The Jily Top’s “inside out facing”
The Jily Top pattern uses an “all in one facing.” This technique finishes the neckline and arm holes all in one go.
Doing this part of the process, I really didn’t think it was going to work. I’m practically directionally challenged – for someone trained in architectural education to think spatially, this is admittedly strange! For me this meant I really couldn’t believe the instructions were going to work, because I couldn’t quite visualise how it was all going to turn out right! There was a lot of front-to-front and back-to-back and on top of it it’s all inside out while you do it.
Magically, it all came out very well! After that, there is really only the tie waistband to go. This last part is quite simple. Once the inside and outside waistbands were sewn together, all that remained was to sew the waistband to the main garment…

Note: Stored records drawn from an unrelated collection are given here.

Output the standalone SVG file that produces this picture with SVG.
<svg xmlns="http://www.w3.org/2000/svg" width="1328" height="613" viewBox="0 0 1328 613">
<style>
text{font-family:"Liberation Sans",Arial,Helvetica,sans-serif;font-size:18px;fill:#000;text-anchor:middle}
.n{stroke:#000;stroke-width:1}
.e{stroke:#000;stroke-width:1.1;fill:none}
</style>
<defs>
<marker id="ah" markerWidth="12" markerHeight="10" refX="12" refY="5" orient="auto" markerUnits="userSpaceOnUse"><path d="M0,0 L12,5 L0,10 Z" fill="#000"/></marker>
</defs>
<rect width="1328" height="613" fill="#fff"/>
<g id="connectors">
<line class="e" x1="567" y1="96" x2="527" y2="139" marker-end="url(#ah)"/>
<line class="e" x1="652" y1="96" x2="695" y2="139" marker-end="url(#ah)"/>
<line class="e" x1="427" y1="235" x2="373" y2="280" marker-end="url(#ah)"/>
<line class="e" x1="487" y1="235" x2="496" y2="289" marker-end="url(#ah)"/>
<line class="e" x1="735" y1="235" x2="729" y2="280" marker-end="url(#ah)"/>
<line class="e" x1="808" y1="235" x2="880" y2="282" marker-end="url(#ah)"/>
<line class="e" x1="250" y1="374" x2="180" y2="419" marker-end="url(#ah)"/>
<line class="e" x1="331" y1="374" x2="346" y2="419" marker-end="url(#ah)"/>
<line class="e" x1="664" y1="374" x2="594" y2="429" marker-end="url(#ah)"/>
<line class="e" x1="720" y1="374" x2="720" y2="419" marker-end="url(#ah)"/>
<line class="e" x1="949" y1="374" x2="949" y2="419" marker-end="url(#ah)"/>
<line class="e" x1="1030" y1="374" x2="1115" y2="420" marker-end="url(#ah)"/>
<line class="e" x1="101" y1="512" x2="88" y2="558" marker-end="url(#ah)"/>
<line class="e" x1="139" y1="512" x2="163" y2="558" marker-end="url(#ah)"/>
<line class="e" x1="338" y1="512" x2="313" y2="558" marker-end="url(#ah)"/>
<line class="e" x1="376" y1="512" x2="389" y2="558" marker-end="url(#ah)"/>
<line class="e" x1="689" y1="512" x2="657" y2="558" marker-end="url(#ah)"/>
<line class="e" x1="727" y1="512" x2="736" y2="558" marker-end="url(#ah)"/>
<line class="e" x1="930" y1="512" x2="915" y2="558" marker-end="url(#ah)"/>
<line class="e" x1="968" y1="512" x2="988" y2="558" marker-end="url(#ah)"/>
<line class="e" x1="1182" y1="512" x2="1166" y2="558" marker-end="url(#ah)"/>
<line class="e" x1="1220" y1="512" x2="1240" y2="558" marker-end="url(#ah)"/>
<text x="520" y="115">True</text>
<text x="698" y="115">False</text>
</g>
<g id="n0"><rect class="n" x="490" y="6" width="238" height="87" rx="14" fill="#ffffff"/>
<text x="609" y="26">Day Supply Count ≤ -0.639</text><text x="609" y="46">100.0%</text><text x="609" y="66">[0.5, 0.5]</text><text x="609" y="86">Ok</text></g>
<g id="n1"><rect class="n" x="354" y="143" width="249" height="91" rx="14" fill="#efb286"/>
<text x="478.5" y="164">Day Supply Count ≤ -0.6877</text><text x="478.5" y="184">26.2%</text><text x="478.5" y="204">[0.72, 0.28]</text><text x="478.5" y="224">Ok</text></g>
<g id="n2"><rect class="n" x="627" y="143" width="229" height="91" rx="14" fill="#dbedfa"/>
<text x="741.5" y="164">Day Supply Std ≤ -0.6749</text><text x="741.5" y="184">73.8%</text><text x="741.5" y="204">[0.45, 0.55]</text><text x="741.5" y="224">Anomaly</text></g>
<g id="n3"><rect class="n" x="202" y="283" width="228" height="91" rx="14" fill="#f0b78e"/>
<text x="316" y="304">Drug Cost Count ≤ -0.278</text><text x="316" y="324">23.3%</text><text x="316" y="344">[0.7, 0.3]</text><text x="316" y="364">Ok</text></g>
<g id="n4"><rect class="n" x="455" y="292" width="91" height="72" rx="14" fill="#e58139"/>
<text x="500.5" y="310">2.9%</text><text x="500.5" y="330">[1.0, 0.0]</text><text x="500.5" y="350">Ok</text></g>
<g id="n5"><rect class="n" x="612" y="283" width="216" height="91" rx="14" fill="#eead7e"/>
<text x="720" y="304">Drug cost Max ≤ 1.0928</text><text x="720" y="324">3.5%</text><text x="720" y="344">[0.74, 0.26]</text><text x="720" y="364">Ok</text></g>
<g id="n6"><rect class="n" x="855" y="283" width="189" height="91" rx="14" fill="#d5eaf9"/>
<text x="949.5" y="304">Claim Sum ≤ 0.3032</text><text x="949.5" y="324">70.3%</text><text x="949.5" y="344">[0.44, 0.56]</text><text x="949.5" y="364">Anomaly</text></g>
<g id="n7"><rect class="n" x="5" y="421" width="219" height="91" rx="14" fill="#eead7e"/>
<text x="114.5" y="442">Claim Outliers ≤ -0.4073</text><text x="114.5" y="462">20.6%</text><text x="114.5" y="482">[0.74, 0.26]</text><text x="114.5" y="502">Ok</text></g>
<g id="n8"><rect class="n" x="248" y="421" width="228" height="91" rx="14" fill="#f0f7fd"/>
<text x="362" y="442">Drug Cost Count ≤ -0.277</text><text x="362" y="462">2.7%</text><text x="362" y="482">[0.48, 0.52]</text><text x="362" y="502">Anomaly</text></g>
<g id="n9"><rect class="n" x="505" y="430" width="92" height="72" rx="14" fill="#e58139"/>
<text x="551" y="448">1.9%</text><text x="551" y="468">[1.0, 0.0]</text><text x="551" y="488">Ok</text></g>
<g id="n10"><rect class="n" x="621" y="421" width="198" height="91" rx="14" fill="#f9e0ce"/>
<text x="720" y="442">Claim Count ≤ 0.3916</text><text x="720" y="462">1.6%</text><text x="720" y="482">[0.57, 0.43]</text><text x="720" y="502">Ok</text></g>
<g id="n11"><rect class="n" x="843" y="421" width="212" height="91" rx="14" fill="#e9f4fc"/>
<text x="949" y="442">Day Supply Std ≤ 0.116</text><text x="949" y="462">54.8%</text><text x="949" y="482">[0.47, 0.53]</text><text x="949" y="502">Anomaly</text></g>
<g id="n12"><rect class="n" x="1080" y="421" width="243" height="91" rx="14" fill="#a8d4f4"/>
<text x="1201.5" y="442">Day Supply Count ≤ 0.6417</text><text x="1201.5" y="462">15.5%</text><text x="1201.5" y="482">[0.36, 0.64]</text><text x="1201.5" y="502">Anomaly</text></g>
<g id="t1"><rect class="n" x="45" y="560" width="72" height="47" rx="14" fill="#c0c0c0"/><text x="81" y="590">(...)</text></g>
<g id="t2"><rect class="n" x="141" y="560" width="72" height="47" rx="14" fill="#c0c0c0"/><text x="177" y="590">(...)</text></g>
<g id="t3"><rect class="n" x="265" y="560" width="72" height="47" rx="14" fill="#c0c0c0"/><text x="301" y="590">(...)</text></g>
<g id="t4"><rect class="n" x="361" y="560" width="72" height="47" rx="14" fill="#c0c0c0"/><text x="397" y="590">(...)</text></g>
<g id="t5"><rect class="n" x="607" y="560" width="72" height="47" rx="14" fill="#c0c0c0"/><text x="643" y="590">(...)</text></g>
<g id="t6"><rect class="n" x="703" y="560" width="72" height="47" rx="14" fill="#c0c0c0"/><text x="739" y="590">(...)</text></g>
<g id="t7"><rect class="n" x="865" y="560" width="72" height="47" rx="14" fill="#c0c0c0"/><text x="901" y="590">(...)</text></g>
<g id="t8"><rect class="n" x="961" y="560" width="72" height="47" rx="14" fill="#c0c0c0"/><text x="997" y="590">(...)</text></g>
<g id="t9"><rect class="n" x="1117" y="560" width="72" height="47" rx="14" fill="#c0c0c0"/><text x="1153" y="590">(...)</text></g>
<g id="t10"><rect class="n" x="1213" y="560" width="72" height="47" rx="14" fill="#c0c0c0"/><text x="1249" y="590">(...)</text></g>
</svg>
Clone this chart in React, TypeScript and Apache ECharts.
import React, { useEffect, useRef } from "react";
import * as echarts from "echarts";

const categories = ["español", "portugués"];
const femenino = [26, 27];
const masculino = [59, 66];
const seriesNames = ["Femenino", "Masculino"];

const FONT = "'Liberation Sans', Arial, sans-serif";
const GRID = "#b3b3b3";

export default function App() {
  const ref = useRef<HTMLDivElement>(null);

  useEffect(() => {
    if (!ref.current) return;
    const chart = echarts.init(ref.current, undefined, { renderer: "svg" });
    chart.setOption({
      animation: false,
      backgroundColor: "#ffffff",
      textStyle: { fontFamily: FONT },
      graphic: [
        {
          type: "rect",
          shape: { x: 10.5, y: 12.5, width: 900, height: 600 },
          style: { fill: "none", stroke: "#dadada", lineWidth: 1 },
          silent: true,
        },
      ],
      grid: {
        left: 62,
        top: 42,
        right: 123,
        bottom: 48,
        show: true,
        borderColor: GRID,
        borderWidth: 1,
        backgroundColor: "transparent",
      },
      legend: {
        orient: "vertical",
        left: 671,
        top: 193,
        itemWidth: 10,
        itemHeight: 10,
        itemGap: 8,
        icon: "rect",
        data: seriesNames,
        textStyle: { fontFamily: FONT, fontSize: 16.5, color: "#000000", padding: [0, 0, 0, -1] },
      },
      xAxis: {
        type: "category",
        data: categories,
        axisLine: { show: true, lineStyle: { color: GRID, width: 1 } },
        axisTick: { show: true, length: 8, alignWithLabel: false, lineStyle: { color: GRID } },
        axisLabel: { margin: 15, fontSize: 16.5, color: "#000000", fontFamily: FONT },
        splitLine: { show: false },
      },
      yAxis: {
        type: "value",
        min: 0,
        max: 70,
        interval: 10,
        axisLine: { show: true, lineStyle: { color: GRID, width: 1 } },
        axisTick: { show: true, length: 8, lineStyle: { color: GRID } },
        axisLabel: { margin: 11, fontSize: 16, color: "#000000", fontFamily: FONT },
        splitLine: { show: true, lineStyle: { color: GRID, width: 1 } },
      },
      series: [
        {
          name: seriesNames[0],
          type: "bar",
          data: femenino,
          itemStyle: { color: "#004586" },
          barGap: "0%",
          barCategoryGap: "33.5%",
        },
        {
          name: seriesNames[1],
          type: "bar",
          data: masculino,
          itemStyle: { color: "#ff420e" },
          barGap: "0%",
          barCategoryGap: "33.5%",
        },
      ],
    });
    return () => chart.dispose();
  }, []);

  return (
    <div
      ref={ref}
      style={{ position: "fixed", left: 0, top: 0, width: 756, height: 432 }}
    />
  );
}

… and then voila! A finished top that really just took a day to get together.
I love this colour with the colour of jeans! It’s such a fun contrasting combo, but it works great with black skinny jeans too. I’ll bet it would work with long maxi skirts too!
Next on the list is to try the second version of the top. For that I am going to colour block it, using leftover linen in the same colour as this for the waistband, and then a teal-y kind of colour for the main bodice. I can’t wait to get going on it!
Since writing this, Rosie got her Masters in Architecture, won a scholarship to study in Florence, got married and had a baby. Great stuff. And guess what? She still has the Jily top she made. Rosie’s currently in Florence with her little family, taking in the beautiful city.